Whether it’s a few hours after school or a steady gig for the summer, a part-time job can teach your teen enormous lessons about responsibility, different personality types, and workplace skills—not to mention the extra cash in their pockets.
And the benefits may extend beyond job readiness and economics. A 2014 study published in the Journal of Policy Analysis and Management found that low-income students who participated in the New York City Summer Youth Employment Program, which provides training and summer jobs for young people ages 14 to 21, were more engaged and successful in school.
"If your child is mature enough to get to a job on time and keep showing up and is ready for some added responsibility, a part-time job can be a good idea," says Brette Sember, JD, author of The Everything Kids' Money Book. However, it’s important to consider the big picture, including how a job will fit in with academic responsibilities and other activities, such as family, sports, clubs, and other commitments, she says.
If you think your teen is ready for the challenge, here are some steps to ensure you help them find the right job and get the most out of it.
You’ve been there and done that more than a few times, so it can seem like a no-brainer to take over the job search project, make a few calls, and land your kid a job without even an application or interview to slow down the process. You might want to rethink that approach, says Cheryl Rogers, founder of Mentor Me Career Network, an online career mentoring community. Your child should have some responsibility in the process.
"If they're going to be mature enough to hold a job, they should be mature enough to find it," Rogers says. Even if you had an "in" to get your child the job, he or she should still do an interview for the experience.
You know your child better than anyone, so you can help them recognize strengths and abilities that might make them good at certain jobs, Rogers says. Parents can help children by discussing different types of jobs and what will typically be expected of them. She says it’s also a good idea to do some interview practice. Role play as if you’re the prospective boss and ask questions that your child might typically encounter in an interview setting to make them more comfortable with such inquiries. You can also help children find their strengths and interests through volunteer work or even by starting their own entrepreneurial ventures, she says.

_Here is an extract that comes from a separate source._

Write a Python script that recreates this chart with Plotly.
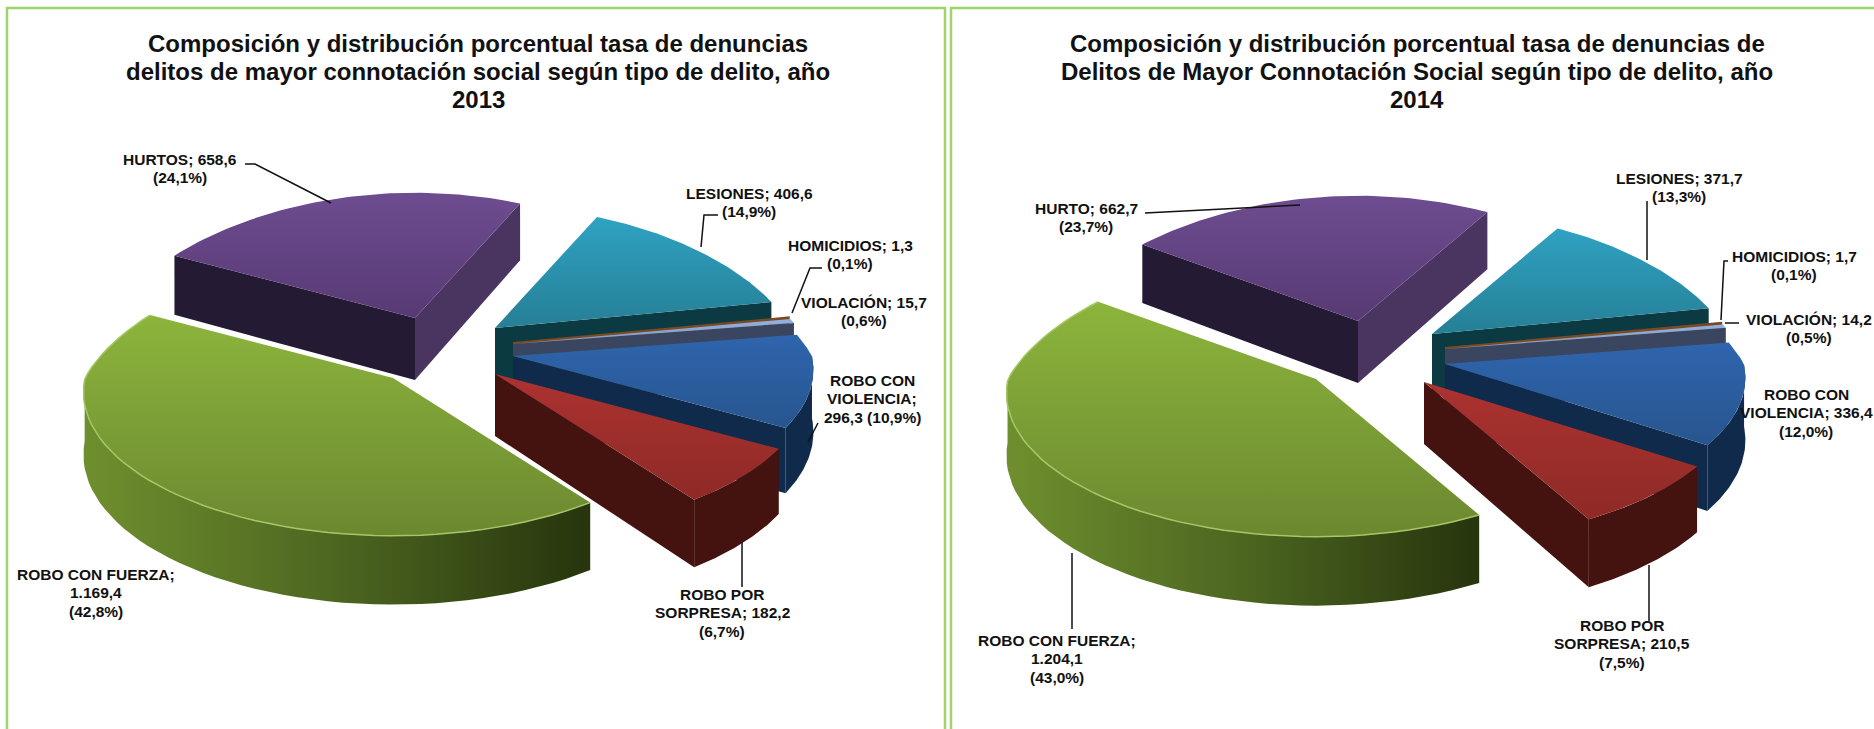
# -*- coding: utf-8 -*-
"""Dos tortas 3D separadas: tasa de denuncias DMCS 2013 y 2014."""
import numpy as np
import plotly.graph_objects as go

# datos, en el orden del grafico (horario desde LESIONES)
delitos = ["LESIONES", "HOMICIDIOS", "VIOLACION", "ROBO CON VIOLENCIA",
           "ROBO POR SORPRESA", "ROBO CON FUERZA", "HURTOS"]
valores_2013 = [406.6, 1.3, 15.7, 296.3, 182.2, 1169.4, 658.6]
valores_2014 = [371.7, 1.7, 14.2, 336.4, 210.5, 1204.1, 662.7]

titulo_2013 = ["Composición y distribución porcentual tasa de denuncias",
               "delitos de mayor connotación social según tipo de delito, año",
               "2013"]
titulo_2014 = ["Composición y distribución porcentual tasa de denuncias de",
               "Delitos de Mayor Connotación Social según tipo de delito, año",
               "2014"]

etiquetas_2013 = [["LESIONES; 406,6", "(14,9%)"], ["HOMICIDIOS; 1,3", "(0,1%)"], ["VIOLACIÓN; 15,7", "(0,6%)"],
                  ["ROBO CON", "VIOLENCIA;", "296,3 (10,9%)"], ["ROBO POR", "SORPRESA; 182,2", "(6,7%)"],
                  ["ROBO CON FUERZA;", "1.169,4", "(42,8%)"], ["HURTOS; 658,6", "(24,1%)"]]
etiquetas_2014 = [["LESIONES; 371,7", "(13,3%)"], ["HOMICIDIOS; 1,7", "(0,1%)"], ["VIOLACIÓN; 14,2", "(0,5%)"],
                  ["ROBO CON", "VIOLENCIA; 336,4", "(12,0%)"], ["ROBO POR", "SORPRESA; 210,5", "(7,5%)"],
                  ["ROBO CON FUERZA;", "1.204,1", "(43,0%)"], ["HURTO; 662,7", "(23,7%)"]]

# colores: arriba claro, arriba oscuro, pared
colores = [("#2FA2C2", "#267F96", "#0C3A42"),
           ("#E08A3C", "#C8742C", "#7A4A20"),
           ("#94B0E0", "#7F9BCC", "#3A4560"),
           ("#2F65AE", "#27558E", "#0F2A4A"),
           ("#AC3230", "#8E2A26", "#44120F"),
           ("#8CB53C", "#6C8830", "#46601C"),
           ("#6E4C90", "#573A74", "#241A33")]

# geometria de cada torta (px de la pagina)
vertices_2013 = [(495, 328), (513, 342), (513, 344), (513, 356), (495, 374), (393, 378), (415, 318)]
vertices_2014 = [(1432, 334), (1445, 347), (1445, 349), (1445, 364), (1424, 382), (1316, 379), (1358, 321)]
radios = [0.97, 0.97, 0.97, 0.98, 1.02, 1.01, 1.0]
ANCHO, ALTO, PERSP_ATRAS, PERSP_FRENTE, PERSP_Y, PROF = 305, 139, 0.25, 0.10, 0.11, 62

fig = go.Figure()


def rim(theta, escala=1.0):
    u, v = np.sin(theta), np.cos(theta)
    p = np.where(v > 0, PERSP_ATRAS, PERSP_FRENTE)
    return escala * ANCHO * u / (1 + p * v), -escala * ALTO * v / (1 + PERSP_Y * v), PROF / (1 + 0.1 * v)


def poly(xs, ys, **kw):
    fig.add_trace(go.Scatter(x=list(xs), y=list(ys), mode="lines", fill="toself",
                             line=dict(width=0), hoverinfo="skip", showlegend=False, **kw))


def torta(valores, vertices, inicio):
    total = sum(valores)
    angulos = np.radians(inicio + np.cumsum([0] + valores) / total * 360)
    # de atras hacia adelante: hurtos primero
    for i in [6, 0, 1, 2, 3, 4, 5]:
        a0, a1 = angulos[i], angulos[i + 1]
        vx, vy = vertices[i]
        claro, oscuro, pared = colores[i]
        t = np.linspace(a0, a1, 60)
        x, y, d = rim(t, radios[i])
        # caras radiales visibles
        if np.sin(a0) < 0:
            xe, ye, de = rim(a0, radios[i])
            poly([vx, vx + xe, vx + xe, vx], [vy, vy + ye, vy + ye + de, vy + PROF], fillcolor=pared)
        if np.sin(a1) > 0:
            xe, ye, de = rim(a1, radios[i])
            poly([vx, vx + xe, vx + xe, vx], [vy, vy + ye, vy + ye + de, vy + PROF],
                 fillcolor="#4A3560" if i == 6 else pared)
        # pared curva, solo el frente
        frente = np.cos(t) < 0
        if frente.any():
            xf, yf, df = x[frente], y[frente], d[frente]
            xs = np.r_[vx + xf, (vx + xf)[::-1]]
            ys = np.r_[vy + yf, (vy + yf + df)[::-1]]
            if i == 5:
                poly(xs, ys, fillgradient=dict(type="horizontal",
                                               colorscale=[[0, "#6F8F2E"], [0.5, "#4C6620"], [1, "#27340D"]]))
            else:
                poly(xs, ys, fillcolor=pared)
        # cara superior
        poly(np.r_[vx, vx + x, vx], np.r_[vy, vy + y, vy],
             fillgradient=dict(type="vertical", colorscale=[[0, oscuro], [1, claro]]))
        if i == 5:
            fig.add_trace(go.Scatter(x=vx + x, y=vy + y, mode="lines", line=dict(color="#A6C765", width=1.5),
                                     hoverinfo="skip", showlegend=False))


torta(valores_2013, vertices_2013, 25)
torta(valores_2014, vertices_2014, 31)

fig.update_xaxes(range=[0, 1874], visible=False, fixedrange=True)
fig.update_yaxes(range=[729, 0], visible=False, fixedrange=True)

# titulos
for lineas, cx in [(titulo_2013, 478), (titulo_2014, 1417)]:
    for linea, yy in zip(lineas, [43, 71, 99]):
        fig.add_annotation(x=cx, y=yy, text="<b>%s</b>" % linea, showarrow=False,
                           font=dict(size=24, color="#111111"))

# etiquetas (centro x, y de la primera linea)
pos_2013 = [(749, 193), (850, 245), (864, 302), (872, 380), (722, 594), (96, 574), (180, 159)]
pos_2014 = [(1679, 178), (1794, 256), (1809, 319), (1806, 394), (1622, 625), (1057, 640), (1086, 208)]
for textos, posiciones in [(etiquetas_2013, pos_2013), (etiquetas_2014, pos_2014)]:
    for lineas, (px, py) in zip(textos, posiciones):
        for k, linea in enumerate(lineas):
            fig.add_annotation(x=px, y=py + k * 18.7, text="<b>%s</b>" % linea, showarrow=False,
                               font=dict(size=15.5, color="#111111"))

# lineas guia
guias = [[(245, 164), (255, 164), (331, 203)], [(718, 215), (704, 215), (701, 247)],
         [(822, 268), (810, 268), (792, 313)], [(818, 423), (808, 442)], [(742, 542), (742, 587)],
         [(1145, 213), (1300, 205)], [(1647, 201), (1647, 260)], [(1728, 261), (1724, 261), (1721, 320)],
         [(1739, 323), (1725, 323)], [(1649, 565), (1649, 621)], [(1072, 553), (1072, 629)]]
for g in guias:
    fig.add_trace(go.Scatter(x=[p[0] for p in g], y=[p[1] for p in g], mode="lines",
                             line=dict(color="#111111", width=1.5), hoverinfo="skip", showlegend=False))

# marcos verdes de cada panel
for x0, x1 in [(7, 945), (951, 1890)]:
    fig.add_shape(type="rect", x0=x0, x1=x1, y0=8, y1=760, line=dict(color="#9ED46C", width=2.5))

fig.update_layout(width=1874, height=729, margin=dict(l=0, r=0, t=0, b=0),
                  paper_bgcolor="white", plot_bgcolor="white",
                  font=dict(family="Liberation Sans, Arial, sans-serif"))
# sin margen del body para que la figura calce con la ventana
fig.write_html("out.html", config=dict(displayModeBar=False),
               post_script="document.body.style.margin='0';document.documentElement.style.overflow='hidden';")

To help your child develop the right attitude about work, help them see how their contributions will fit into the big picture, says Joline Godfrey, founder of Independent Means, a financial education company for families and family offices and author of Raising Financially Fit Kids. Helping them understand how their work contributes to a bigger picture will help set them up for success, she says.
"If children don't have opportunities to practice where they sit in the big picture, then they walk into a workplace a little bit clueless about what's going on there," she says. Helping your child see how a "boring" job contributes to the overall success of the organization may help them be more engaged in their work, too, she says.
If your child is is under age 16 or 18, depending on the state, he or she may need an employment certificate, or "working papers," Sember says. Typically, this is a simple matter of providing proof of age and parental permission, although it may also require a physician’s certification that the child is fit to work. If you have concerns about the safety of the workplace, feel free to check it out or call the supervisor, she adds.
"If your child is talking about ‘working off the books for a friend of a friend,’ you should be concerned. Not only is this illegal and a tax violation, but the job may not be as squeaky-clean as you might like. Get details. Ask questions. Make phone calls," she says.
Godfrey is an advocate of setting "serious ground rules" when it comes to the money your child earns. This is a prime opportunity to teach him or her about budgeting, saving, and investing by allocating a portion of each paycheck for spending and saving. It’s common to encounter objections from your child who may feel as if he or she earned the money and has the right to spend it. You may need to help your child set bigger goals, such as explaining your expectations about his or her role in saving for a car or college education, she says.
But one area where parents worry too much is the type of job the child lands. A first job is just that—the first step to learn how to operate in a workplace, develop some basic skills, and earn a little cash, she says. It’s not a career path. But help your child understand what he or she is worth, and negotiate for the best possible compensation, she says.